How to Get Started in Real Estate Investing

Beginning in Real Estate Investing

While growing wealth and investing can encompass many platforms and strategies, real estate has proven to be one of the most successful and dependable. Moreover, effective real estate investing can be a stabilizer and even a catalyst for increasing your net worth and is not as susceptible to market shifts and global uncertainty.

Besides buying one’s own home (which can be profitable itself), real estate investing can take many forms. There are ways to invest in real estate beyond rental properties and “flipping” houses.

Adding real estate investment to one’s portfolio provides diversification to grow value and income when equities, fixed income, and savings accounts may be floundering.

Ways to Invest in Real Estate

Buying REITs

Real Estate Investment Trusts (REITs) provide an investment option similar to investing in mutual funds. Individuals can buy shares in firms that own a portfolio of revenue-producing investment properties like office or retail buildings, apartment complexes, hotels, and more.

REITs can pay regular dividends to provide an income stream, or you can choose to have the proceeds automatically reinvested to purchase more shares. Some REITS trade publicly and can be purchased online or through an investment broker.

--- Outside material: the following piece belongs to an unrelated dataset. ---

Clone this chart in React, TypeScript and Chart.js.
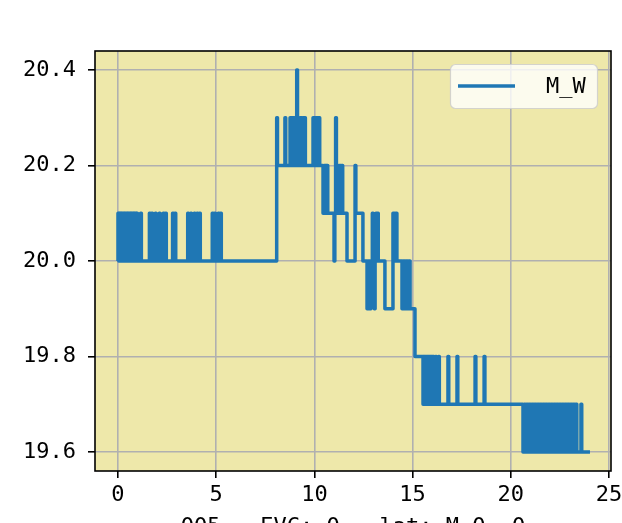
import React, { useEffect, useRef } from "react";
import { Chart, registerables } from "chart.js";
Chart.register(...registerables);

// ---- data ----
const SERIES_LABEL = "M_W";
const X_TITLE = "005 - EVC: 0 - lat: M 0. 0";
const X_TICKS = [0, 5, 10, 15, 20, 25];
const Y_TICKS = [19.6, 19.8, 20.0, 20.2, 20.4];

// base level changes (time, value)
const levelTimes = [0, 8.08, 10.44, 11.66, 12.07, 12.47, 13.59, 14.0, 14.87, 15.12, 15.53, 20.62];
const levelValues = [20.0, 20.2, 20.1, 20.0, 20.1, 20.0, 19.9, 20.0, 19.9, 19.8, 19.7, 19.6];
const END_TIME = 24.03;

// brief excursions from the base level, grouped by the value reached
const spikes_20_4 = [9.1];
const spikes_20_3 = [8.08, 8.5, 8.76, 8.84, 8.92, 9.0, 9.18, 9.26, 9.34, 9.42, 9.5, 9.93, 10.0, 10.08, 10.16, 10.23, 11.08];
const spikes_20_2 = [10.5, 10.57, 10.64, 11.16, 11.24, 11.32, 11.4, 12.07];
const spikes_20_1 = [
  0.0, 0.05, 0.1, 0.15, 0.2, 0.26, 0.31, 0.36, 0.42, 0.47, 0.52, 0.58, 0.63, 0.68, 0.74, 0.79, 0.84, 0.9, 0.95,
  1.15, 1.6, 1.72, 1.9, 2.1, 2.3, 2.42, 2.78, 2.9, 3.55, 3.7, 3.88, 4.02, 4.15, 4.8, 4.92, 5.1, 5.22,
  12.95, 13.13, 13.21, 14.0, 14.08, 14.16,
];
const spikes_20_0 = [11.0];
const spikes_19_9 = [12.68, 12.76, 12.84, 13.05, 14.46, 14.54, 14.62, 14.7, 14.78];
const spikes_19_8 = [15.56, 15.63, 15.7, 15.77, 15.84, 15.91, 15.98, 16.05, 16.17, 16.32, 16.8, 17.26, 18.18, 18.64];
const spikes_19_7 = [
  20.68, 20.76, 20.84, 20.92, 21.0, 21.08, 21.16, 21.24, 21.32, 21.4, 21.48, 21.56, 21.64, 21.72, 21.8, 21.88,
  21.96, 22.04, 22.12, 22.2, 22.28, 22.36, 22.44, 22.52, 22.6, 22.68, 22.76, 22.84, 22.92, 23.0, 23.08, 23.16,
  23.24, 23.32, 23.57,
];
const SPIKE_WIDTH = 0.04;

// ---- styles ----
const FONT = "'DejaVu Sans Mono', monospace";
const FONT_SIZE = 22;
const LINE_COLOR = "#1f77b4";
const FACE = "#EEE8AA";

function levelAt(t: number): number {
  let v = levelValues[0];
  for (let i = 0; i < levelTimes.length; i++) if (levelTimes[i] <= t + 1e-9) v = levelValues[i];
  return v;
}

function buildPoints() {
  const ev: { t: number; v: number; o: number }[] = [];
  levelTimes.forEach((t, i) => ev.push({ t, v: levelValues[i], o: 0 }));
  const groups: [number, number[]][] = [
    [20.4, spikes_20_4], [20.3, spikes_20_3], [20.2, spikes_20_2], [20.1, spikes_20_1],
    [20.0, spikes_20_0], [19.9, spikes_19_9], [19.8, spikes_19_8], [19.7, spikes_19_7],
  ];
  groups.forEach(([val, times]) =>
    times.forEach((t) => {
      ev.push({ t, v: val, o: 1 });
      ev.push({ t: t + SPIKE_WIDTH, v: levelAt(t + SPIKE_WIDTH), o: 2 });
    })
  );
  ev.sort((a, b) => a.t - b.t || a.o - b.o);
  ev.push({ t: END_TIME, v: levelAt(END_TIME), o: 0 });
  return ev.map((e) => ({ x: e.t, y: e.v }));
}

const framePlugin = {
  id: "frame",
  beforeDraw(chart: any) {
    const { ctx, chartArea: a } = chart;
    ctx.save();
    ctx.fillStyle = FACE;
    ctx.fillRect(a.left, a.top, a.right - a.left, a.bottom - a.top);
    ctx.restore();
  },
  afterDraw(chart: any) {
    const { ctx, chartArea: a } = chart;
    ctx.save();
    ctx.strokeStyle = "#000";
    ctx.lineWidth = 1.6;
    ctx.strokeRect(a.left, a.top, a.right - a.left, a.bottom - a.top);

    // legend
    const lx = 450.5, ly = 64.5, lw = 147, lh = 44;
    ctx.beginPath();
    ctx.roundRect(lx, ly, lw, lh, 5);
    ctx.fillStyle = "rgba(255,255,255,0.8)";
    ctx.fill();
    ctx.strokeStyle = "rgba(204,204,204,0.8)";
    ctx.lineWidth = 1.2;
    ctx.stroke();
    const ds = chart.data.datasets[0];
    ctx.beginPath();
    ctx.moveTo(458, 86);
    ctx.lineTo(515, 86);
    ctx.strokeStyle = ds.borderColor;
    ctx.lineWidth = 3.5;
    ctx.stroke();
    ctx.fillStyle = "#000";
    ctx.font = `${FONT_SIZE}px ${FONT}`;
    ctx.textBaseline = "middle";
    ctx.textAlign = "left";
    ctx.fillText(ds.label, 546, 87);

    // x axis title (mostly below the visible page)
    ctx.textAlign = "center";
    ctx.textBaseline = "alphabetic";
    ctx.fillText(X_TITLE, (a.left + a.right) / 2, 533);
    ctx.restore();
  },
};

export default function App() {
  const ref = useRef<HTMLCanvasElement | null>(null);
  useEffect(() => {
    document.body.style.margin = "0";
    const canvas = ref.current!;
    const tickFont = { family: FONT, size: FONT_SIZE };
    const chart = new Chart(canvas, {
      type: "line",
      data: {
        datasets: [
          {
            label: SERIES_LABEL,
            data: buildPoints(),
            borderColor: LINE_COLOR,
            borderWidth: 3.5,
            pointRadius: 0,
            stepped: true,
            fill: false,
            borderJoinStyle: "round",
          } as any,
        ],
      },
      options: {
        animation: false,
        responsive: false,
        devicePixelRatio: 1,
        parsing: false as any,
        normalized: true,
        layout: { padding: { left: 0, top: 51, right: 11, bottom: 0 } },
        plugins: { legend: { display: false }, tooltip: { enabled: false } },
        scales: {
          x: {
            type: "linear",
            min: -1.17,
            max: 25.1,
            afterBuildTicks: (s: any) => { s.ticks = X_TICKS.map((value) => ({ value })); },
            afterFit: (s: any) => { s.height = 52; s.paddingLeft = 0; s.paddingRight = 0; },
            ticks: { font: tickFont, color: "#000", padding: 4, maxRotation: 0, callback: (v: any) => String(v) },
            grid: { color: "#b0b0b0", lineWidth: 1.6, tickColor: "#000", tickLength: 7, tickWidth: 1.6 },
            border: { display: false },
          },
          y: {
            type: "linear",
            min: 19.56,
            max: 20.44,
            afterBuildTicks: (s: any) => { s.ticks = Y_TICKS.map((value) => ({ value })); },
            afterFit: (s: any) => { s.width = 95; s.paddingTop = 0; s.paddingBottom = 0; },
            ticks: { font: tickFont, color: "#000", padding: 12, callback: (v: any) => Number(v).toFixed(1) },
            grid: { color: "#b0b0b0", lineWidth: 1.6, tickColor: "#000", tickLength: 7, tickWidth: 1.6 },
            border: { display: false },
          },
        },
      },
      plugins: [framePlugin],
    });
    return () => chart.destroy();
  }, []);
  return (
    <div style={{ position: "absolute", left: 0, top: 0, width: 622, height: 523 }}>
      <canvas ref={ref} width={622} height={523} style={{ width: 622, height: 523, display: "block" }} />
    </div>
  );
}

Real Estate Investing Platforms

Real estate investing platforms (crowdfunding) connect investors with real estate developers to pursue specific projects. Some sites allow everyday investors access, although many are limited to high net worth investors.

Like REITs, platforms are passive investments intended to pay regular distributions. These can be risky and are difficult to exit, so investors should be careful in this space.

Purchasing Rental Properties

Buying a home or condo to rent is a common practice. However, before buying, individuals must carefully research the rental market to determine the rent potential for comparable properties. After all, ongoing monthly expenses must be less than the rental income to make the investment profitable.

Note that the property’s value should also appreciate over time, further enhancing the investor’s net worth.

Investors should work with a qualified Realtor when conducting their property search. These individuals know the local market conditions and access current listings throughout the marketplace.

Some of the typical rental properties that can be investments include:

  • Long-term rentals.
  • Vacation rentals.
  • Home-sharing or room-renting.
  • Commercial real estate properties.

To escape the late-night phone calls regarding repairs and other incidents, property owners often turn the day-to-day management over to a professional property management company to handle leasing and maintenance. Working with a management company means giving up some of the income but helps eliminate a long list of headaches.

However, investors with only one or two properties can often save expenses by opting to manage the property themselves.

Flipping Investment Properties

Buying properties, fixing and renovating, then reselling at a higher price has been lucrative for many investors.

However, making this type of investment profitable requires substantial market knowledge and relies on existing local market conditions. For example, a real estate market experiencing high demand and low supply can make this strategy successful. But if local housing demand drops and prices fall, flipping properties can result in losses.

Again, working with a qualified Realtor who knows the local market conditions and has access to current listings can help investors interested in flipping real estate.

Calculating Your Expected Return

Before making a move to borrow money for any real estate investment, make sure the investment will be profitable. Then, project various scenarios to allow for unexpected outcomes, like extended vacancies or changes in rent levels due to economic or competitive factors.

Create a profit-and-loss sheet for each real estate investment. Besides monthly principal and interest (if borrowing) plus taxes and property insurance, the calculation should also factor in management fees (if any), pest control, landscaping, general maintenance, and other upkeep expenses.

To make the right investment decision, investors should always compare the proposed costs against the expected revenue totals to determine whether the investment will make sense. Some real estate investments may not be profitable.